Saturday, October 17, 2015

Our days at Point Reyes National Seashore














































We recently spent a few days enjoying exploring Point Reyes National Seashore. We had a very pleasant and relaxing time. We spent our nights in a little cabin called the Hideaway just north of the little town of Point Reyes Station. The first day we visited the Point Reyes lighthouse and Drake's beach. The lighthouse was interesting at the bottom of 308 steps. 308 steps back to the top too. Great views, an excellent vantage point from which to watch the whale migrations. We walked for a mile north on Drake's beach and saw an unusual sight, an otter dragging a dead seagull across the sand. First time for that. On the internet looking up the diet of otters, one writer called them opportunivores, sometimes eating things that were offered up by chance. The otter rapidly drug the gull into a culvert and disappeared into the brush at the side of a little creek and I wasn't fast enough to get a picture. Day two, after spending some time exploring the town of Point Reyes Station (great market with lots of organic produce and an A plus deli that we ate from 3 times while we were there, thrift store, nice little book store, and several excellent galleries and gifts shops) we headed north to the Abbott's Lagoon trail out to the ocean.

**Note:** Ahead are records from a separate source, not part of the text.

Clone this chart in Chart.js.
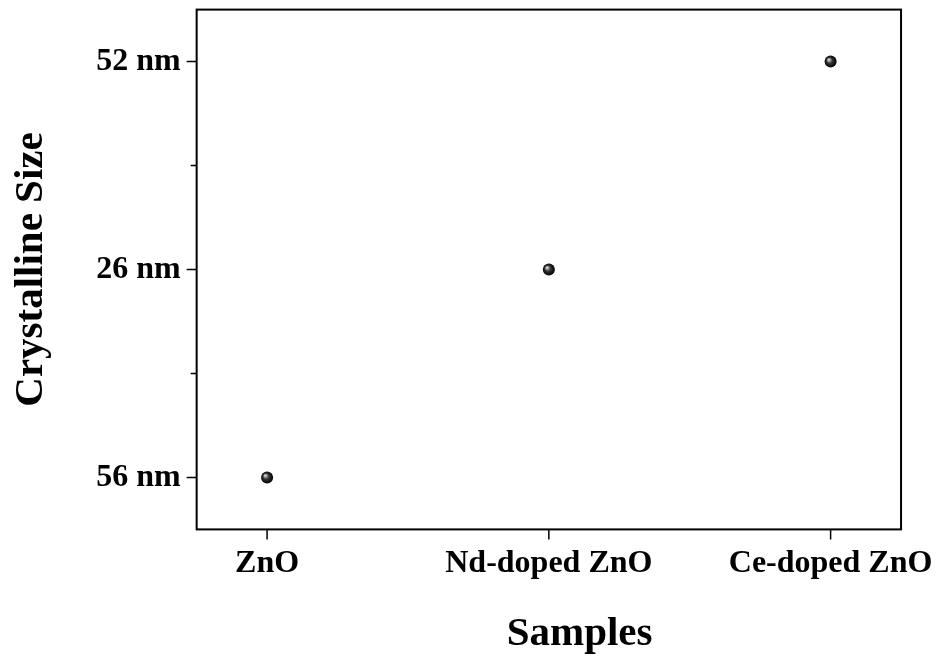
<!DOCTYPE html>
<html>
<head>
<meta charset="utf-8">
<script src="https://cdn.jsdelivr.net/npm/chart.js@4.4.1/dist/chart.umd.min.js"></script>
<style>
  html, body { margin: 0; padding: 0; background: #fff; }
  #wrap { width: 936px; height: 659px; }
</style>
</head>
<body>
<div id="wrap"><canvas id="sizeChart"></canvas></div>
<script>
// ===== Datos =====
const samples = ["ZnO", "Nd-doped ZnO", "Ce-doped ZnO"];
const sizeTicks = ["56 nm", "26 nm", "52 nm"];      // etiquetas eje Y, de abajo hacia arriba
const sampleSizes = ["56 nm", "26 nm", "52 nm"];    // tamaño de cada muestra

const serif = "'Liberation Serif', 'Times New Roman', serif";

const puntos = samples.map((s, i) => ({ x: i, y: sizeTicks.indexOf(sampleSizes[i]) }));

// Marco y ticks (mayores y menores) dibujados desde las escalas
const framePlugin = {
  id: "frame",
  afterDraw(chart) {
    const { ctx, chartArea: a, scales } = chart;
    ctx.save();
    ctx.strokeStyle = "#000";
    ctx.lineWidth = 2;
    ctx.strokeRect(a.left, a.top, a.right - a.left, a.bottom - a.top);

    ctx.lineWidth = 1.5;
    ctx.beginPath();
    scales.x.ticks.forEach(t => {
      const px = scales.x.getPixelForValue(t.value);
      const len = Number.isInteger(t.value) ? 10 : 6;
      ctx.moveTo(px, a.bottom);
      ctx.lineTo(px, a.bottom + len);
    });
    scales.y.ticks.forEach(t => {
      const py = scales.y.getPixelForValue(t.value);
      const len = Number.isInteger(t.value) ? 10 : 6;
      ctx.moveTo(a.left, py);
      ctx.lineTo(a.left - len, py);
    });
    ctx.stroke();
    ctx.restore();
  },
};

function ticksCon(scale, n) {
  const t = [];
  for (let v = 0; v <= n - 1; v += 0.5) t.push({ value: v });
  scale.ticks = t;
}

const ctx = document.getElementById("sizeChart");

new Chart(ctx, {
  type: "scatter",
  data: {
    datasets: [
      {
        data: puntos,
        pointRadius: 6,
        pointHoverRadius: 6,
        borderWidth: 0,
        backgroundColor: (c) => {
          const chart = c.chart;
          if (!c.raw || !chart.chartArea) return "#000";
          const px = chart.scales.x.getPixelForValue(c.raw.x);
          const py = chart.scales.y.getPixelForValue(c.raw.y);
          const g = chart.ctx.createRadialGradient(px - 2, py - 2, 0.5, px, py, 6);
          g.addColorStop(0, "#d8d8d8");
          g.addColorStop(0.45, "#333");
          g.addColorStop(1, "#000");
          return g;
        },
      },
    ],
  },
  options: {
    responsive: true,
    maintainAspectRatio: false,
    animation: false,
    layout: { padding: { top: 1, right: 4, bottom: 0, left: 7 } },
    plugins: {
      legend: { display: false },
      tooltip: { enabled: false },
    },
    scales: {
      x: {
        type: "linear",
        min: -0.25,
        max: 2.25,
        afterBuildTicks: (s) => ticksCon(s, samples.length),
        // espacio bajo el eje sin ensanchar el margen derecho
        grid: { display: true, drawOnChartArea: false, drawTicks: true, tickLength: 12, tickColor: "transparent" },
        border: { display: false },
        ticks: {
          padding: 3,
          maxRotation: 0,
          color: "#000",
          font: { family: serif, size: 32, weight: "bold" },
          callback: (v) => (Number.isInteger(v) ? samples[v] : ""),
        },
        title: {
          display: true,
          text: "\u00a0\u00a0\u00a0\u00a0\u00a0\u00a0Samples",
          color: "#000",
          padding: { top: 24, bottom: 0 },
          font: { family: serif, size: 41, weight: "bold" },
        },
      },
      y: {
        type: "linear",
        min: -0.25,
        max: 2.25,
        afterBuildTicks: (s) => ticksCon(s, sizeTicks.length),
        grid: { display: false },
        border: { display: false },
        ticks: {
          padding: 8,
          color: "#000",
          font: { family: serif, size: 32, weight: "bold", lineHeight: 0.1 },
          callback: (v) => (Number.isInteger(v) ? sizeTicks[v] : ""),
        },
        title: {
          display: true,
          text: "Crystalline Size",
          color: "#000",
          padding: { top: 0, bottom: 32 },
          font: { family: serif, size: 41, weight: "bold" },
        },
      },
    },
  },
  plugins: [framePlugin],
});
</script>
</body>
</html>
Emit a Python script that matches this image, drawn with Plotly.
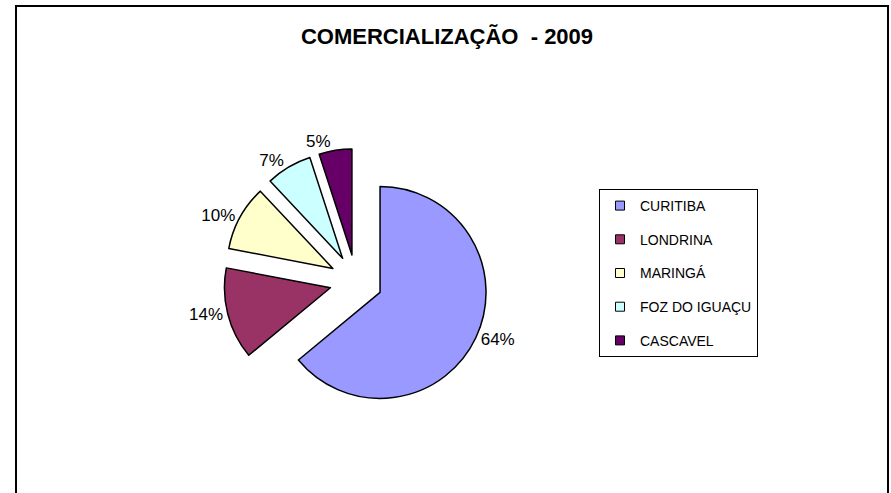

Not a long hike, maybe 3 miles round trip, with a surprising amount of wildlife. A coyote walking across a field, a covey of quail searching for food beside the trail and walking within two feet of us as we quietly stood there watching, a great blue heron harvesting food in a shallow part of one of the lagoons, great number of gulls, pelicans, Canadian geese and many other seabirds I didn't recognize. Sitting at the beach, we saw a whale out in the ocean raise it's body up out of the water and saw a half a dozen spouting a number of times. On our way back we found a dead young pelican (sadness) and took a few of it's feathers to add to our feather altar. Day three led us to Limantour beach, a wide and very long stretch of sand. We walked south on it for quite a while and found a pool of fresh water, the end of a seasonal stream, where dozens of several species of gulls hung out and washed in the pool. The 3 gulls at the top left of the collage are Heermann's gulls of which there were many. Deer were also eating from the plant life that grew along the bottom of the cliffs where water trickled out to help them grow, The buck deer in the collage was in the yard where we were staying, harvesting apples that were starting to fall out of a tree while we were there. The residents of the area have left an easement on which deer can come and go from the forest. We're looking forward to returning to Point Reyes at another time to do more exploring including the Tule elk reserve. We did see a few elk at a distance north of the road to Drakes' beach. A very fun trip.